Today, Plumly’s students are writing and teaching across the world — Hoch’s former classmates are living in New Zealand and Israel. They are published in The New Yorker and Poetry, and many have released their own books and volumes of poems. One of his students — Rita Dove, who was a poet laureate for the United States from 1993 to 1995 — won the Pulitzer Prize for poetry in 1987.
Within minutes of Patrick Phillips coming across another former student of Plumly’s — one of the “sons and daughters of Stanley” — he feels a sort of kinship with them.
“I meet people who went through Stan’s courses and picked up his view of things, and I feel like these are some of my favorite people because we were sort of raised right,” said Phillips, who earned his master’s of fine arts at this university in 1995 and now teaches at Stanford University.
To his students, Plumly passed along a deep commitment to the tradition of poetry — one that transcended any accolades that may or may not follow the work. He taught them that their own egos and myriad insecurities dimmed in the face of the poetic calling.
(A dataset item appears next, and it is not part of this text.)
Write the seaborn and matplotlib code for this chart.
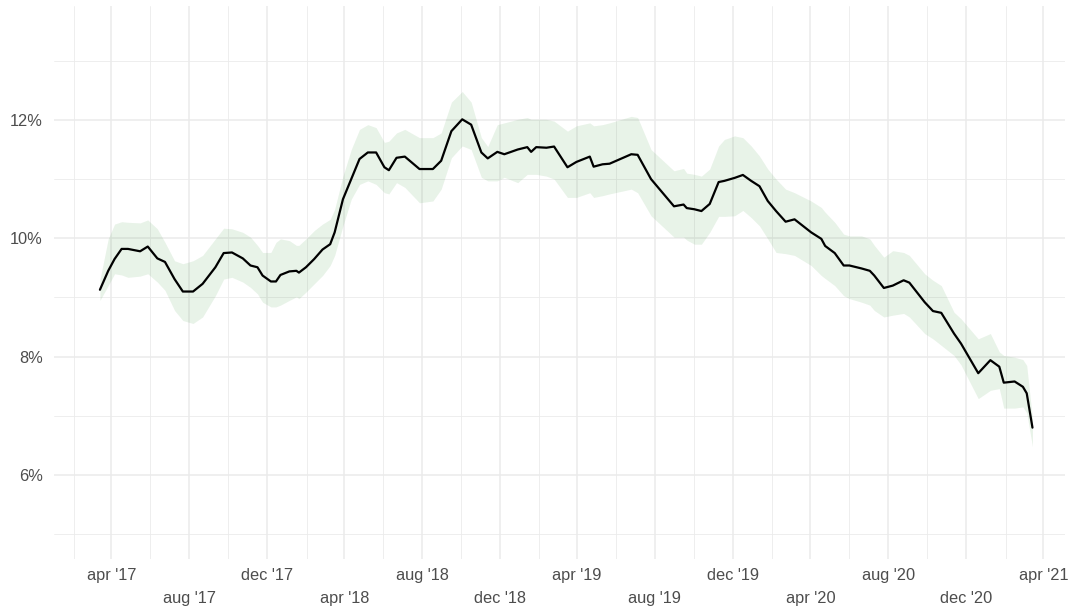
import numpy as np
import pandas as pd
import matplotlib
matplotlib.use('Agg')
import matplotlib.pyplot as plt
import seaborn as sns

# Values (percentage, weekly-ish breakpoints)
dates = [
    '2017-03-14', '2017-03-27', '2017-04-06', '2017-04-17', '2017-04-27', '2017-05-16',
    '2017-05-28', '2017-06-12', '2017-06-24', '2017-07-09', '2017-07-22', '2017-08-07',
    '2017-08-22', '2017-09-11', '2017-09-24', '2017-10-07', '2017-10-24', '2017-11-05',
    '2017-11-16', '2017-11-24', '2017-12-07', '2017-12-15', '2017-12-22', '2018-01-05',
    '2018-01-16', '2018-01-20', '2018-01-31', '2018-02-13', '2018-02-26', '2018-03-10',
    '2018-03-17', '2018-03-30', '2018-04-12', '2018-04-25', '2018-05-08', '2018-05-21',
    '2018-06-03', '2018-06-10', '2018-06-22', '2018-07-05', '2018-07-28', '2018-08-18',
    '2018-08-31', '2018-09-16', '2018-10-03', '2018-10-17', '2018-11-02', '2018-11-12',
    '2018-11-27', '2018-12-08', '2018-12-29', '2019-01-13', '2019-01-19', '2019-01-27',
    '2019-02-12', '2019-02-24', '2019-03-17', '2019-03-31', '2019-04-21', '2019-04-27',
    '2019-05-11', '2019-05-22', '2019-06-25', '2019-07-05', '2019-07-26', '2019-08-31',
    '2019-09-15', '2019-09-20', '2019-10-02', '2019-10-13', '2019-10-26', '2019-11-09',
    '2019-11-18', '2019-12-04', '2019-12-17', '2019-12-30', '2020-01-12', '2020-01-25',
    '2020-02-07', '2020-02-22', '2020-03-07', '2020-04-02', '2020-04-18', '2020-04-24',
    '2020-05-09', '2020-05-23', '2020-06-01', '2020-06-20', '2020-07-03', '2020-07-10',
    '2020-07-25', '2020-08-08', '2020-08-25', '2020-09-03', '2020-09-27', '2020-10-10',
    '2020-10-23', '2020-11-12', '2020-11-23', '2020-12-20', '2021-01-08', '2021-01-22',
    '2021-01-29', '2021-02-15', '2021-02-28', '2021-03-06', '2021-03-15',
]
rate = [
    9.13, 9.45, 9.65, 9.82, 9.82, 9.78,
    9.86, 9.66, 9.60, 9.31, 9.10, 9.10,
    9.23, 9.51, 9.75, 9.76, 9.66, 9.54,
    9.51, 9.37, 9.27, 9.27, 9.38, 9.44,
    9.45, 9.42, 9.51, 9.65, 9.81, 9.90,
    10.10, 10.66, 11.00, 11.34, 11.45, 11.45,
    11.20, 11.15, 11.36, 11.38, 11.17, 11.17,
    11.31, 11.81, 12.01, 11.92, 11.45, 11.35,
    11.46, 11.42, 11.50, 11.54, 11.46, 11.54,
    11.53, 11.55, 11.20, 11.29, 11.38, 11.21,
    11.25, 11.26, 11.42, 11.41, 11.00, 10.54,
    10.57, 10.51, 10.49, 10.46, 10.58, 10.95,
    10.97, 11.02, 11.07, 10.97, 10.88, 10.63,
    10.46, 10.28, 10.32, 10.10, 9.99, 9.87,
    9.75, 9.54, 9.54, 9.49, 9.45, 9.37,
    9.16, 9.20, 9.29, 9.25, 8.92, 8.77,
    8.74, 8.39, 8.22, 7.72, 7.94, 7.83,
    7.56, 7.58, 7.49, 7.38, 6.80,
]
upper = [
    9.30, 9.99, 10.24, 10.28, 10.27, 10.26,
    10.31, 10.16, 9.93, 9.62, 9.57, 9.62,
    9.71, 9.99, 10.17, 10.16, 10.10, 10.02,
    9.88, 9.76, 9.76, 9.93, 9.99, 9.96,
    9.88, 9.88, 9.99, 10.13, 10.24, 10.32,
    10.49, 11.05, 11.50, 11.84, 11.92, 11.87,
    11.62, 11.64, 11.78, 11.84, 11.70, 11.70,
    11.78, 12.30, 12.48, 12.30, 11.70, 11.55,
    11.92, 11.95, 12.01, 12.04, 12.01, 12.01,
    12.01, 11.98, 11.81, 11.90, 11.95, 11.90,
    11.92, 11.95, 12.06, 12.04, 11.50, 11.14,
    11.18, 11.10, 11.08, 11.05, 11.17, 11.56,
    11.67, 11.73, 11.70, 11.56, 11.39, 11.17,
    11.00, 10.83, 10.77, 10.63, 10.52, 10.44,
    10.27, 10.07, 10.04, 10.04, 9.99, 9.88,
    9.68, 9.79, 9.76, 9.71, 9.40, 9.29,
    9.20, 8.75, 8.64, 8.30, 8.39, 8.08,
    8.02, 7.99, 7.95, 7.85, 6.95,
]
lower = [
    8.95, 9.20, 9.40, 9.38, 9.34, 9.36,
    9.40, 9.26, 9.12, 8.78, 8.61, 8.56,
    8.67, 9.03, 9.31, 9.34, 9.26, 9.17,
    9.06, 8.92, 8.84, 8.84, 8.87, 8.95,
    9.01, 8.98, 9.09, 9.23, 9.37, 9.54,
    9.71, 10.21, 10.66, 10.91, 10.97, 10.91,
    10.77, 10.75, 10.94, 10.86, 10.60, 10.63,
    10.83, 11.36, 11.56, 11.50, 11.03, 10.97,
    10.97, 11.03, 10.94, 11.08, 11.08, 11.08,
    11.05, 11.00, 10.69, 10.69, 10.77, 10.69,
    10.72, 10.75, 10.83, 10.77, 10.38, 10.02,
    10.02, 9.97, 9.90, 9.90, 10.10, 10.37,
    10.37, 10.38, 10.47, 10.35, 10.21, 9.99,
    9.76, 9.74, 9.71, 9.54, 9.37, 9.32,
    9.20, 9.03, 8.98, 8.92, 8.87, 8.78,
    8.67, 8.70, 8.73, 8.67, 8.39, 8.30,
    8.19, 8.02, 7.86, 7.29, 7.43, 7.46,
    7.13, 7.13, 7.15, 7.05, 6.48,
]

y_ticks = [6, 8, 10, 12]
y_grid = [5, 6, 7, 8, 9, 10, 11, 12, 13]

df = pd.DataFrame({
    'date': pd.to_datetime(dates),
    'rate': rate,
    'lower': lower,
    'upper': upper,
})

sns.set_theme(style='white')
plt.rcParams['font.family'] = ['Liberation Sans', 'DejaVu Sans']

W, H = 1071, 610
fig = plt.figure(figsize=(W / 100, H / 100), dpi=100)
ax = fig.add_axes([54 / W, (H - 559.3) / H, (1065 - 54) / W, (559.3 - 6) / H])

grid_col = '#EBEBEB'
for d in pd.date_range('2017-02-01', '2021-04-01', freq='2MS'):
    major = d.month in (4, 8, 12)
    ax.axvline(d, color=grid_col, lw=1.1 if major else 0.6, zorder=0)
for v in y_grid:
    ax.axhline(v, color=grid_col, lw=1.1 if v % 2 == 0 else 0.6, zorder=0)

ax.fill_between(df['date'], df['lower'], df['upper'],
                color='forestgreen', alpha=0.10, linewidth=0, zorder=1)
sns.lineplot(data=df, x='date', y='rate', color='black', linewidth=1.6,
             ax=ax, zorder=2)

ax.set_xlim(pd.Timestamp('2017-01-01'), pd.Timestamp('2021-05-05'))
ax.set_ylim(4.575, 13.925)

# two staggered rows of date labels
top_row = pd.date_range('2017-04-01', '2021-04-01', freq='8MS')
bottom_row = pd.date_range('2017-08-01', '2020-12-01', freq='8MS')
fmt = lambda d: d.strftime("%b '%y").lower()
ax.set_xticks(top_row)
ax.set_xticklabels([fmt(d) for d in top_row])
ax.set_xticks(bottom_row, minor=True)
ax.set_xticklabels([fmt(d) for d in bottom_row], minor=True)

ax.set_yticks(y_ticks)
ax.set_yticklabels([f'{v}%' for v in y_ticks])

txt_col = '#4D4D4D'
ax.tick_params(axis='x', which='major', length=0, pad=6.5, labelsize=11.8, labelcolor=txt_col)
ax.tick_params(axis='x', which='minor', length=0, pad=22.8, labelsize=11.8, labelcolor=txt_col)
ax.tick_params(axis='y', length=0, pad=8.1, labelsize=11.8, labelcolor=txt_col)
ax.set_xlabel('')
ax.set_ylabel('')
ax.grid(False)
for s in ax.spines.values():
    s.set_visible(False)

fig.savefig('out.png', dpi=100)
Plumly poured a great deal of time into ensuring that his students were not only progressing academically but safe and healthy. Joelle Biele, who studied under Plumly from 1991 to 1998, recalled how fatherly he was toward her.
“He would check and see if I had enough money, he’d say things like, ‘You’re not just eating Cheerios, are you?’” said Biele, now a published poet, essayist and playwright. “If he thought I was not dressed properly [for the weather], he would insist I wear his coat.”
The professor’s afternoons were stacked with one-on-one meetings with students in his office, and he carefully considered each poem that came forward in workshops. Hoch remembers one time Plumly spent half of the three-hour session combing through a single student’s poem, picking out everything that was exceptional about it, everything that was a misstep and everything that was just mediocre.
This is one of the things Phillips said he will remember the most about his former teacher: the profound compliment of deep attention that he paid his students. He took them very seriously as artists, but, at the same time, did not shy away from calling them out if they took themselves too seriously — or if something they had written was not up to snuff.
“Stanley would laugh, and would laugh joyfully, at a terrible line,” Phillips said. “And some of his students took that and were wounded and could kind of slink off to the woods to die emotionally. But instead I kind of loved it because I think the spirit in which he meant it was as someone who’d spent his entire life doing this, he’d written tons of those lines … He was laughing at all of us.”
Returning to Plumly’s poems is at once a sad and a comforting experience for Hoch. He can hear his former professor’s deep, rumbling voice so clearly. He can sense the laughter and the places where Plumly would mumble a bit, while quietly moving through the poem.
“You’re walking by the beach, the ocean goes away, you turn around, the ocean still feels like it’s there,” Hoch said. “Even though he’s gone, the sense of presence he occupied in my memory, my mind, my ethos, it’s not going anywhere. His influence is not going anywhere.”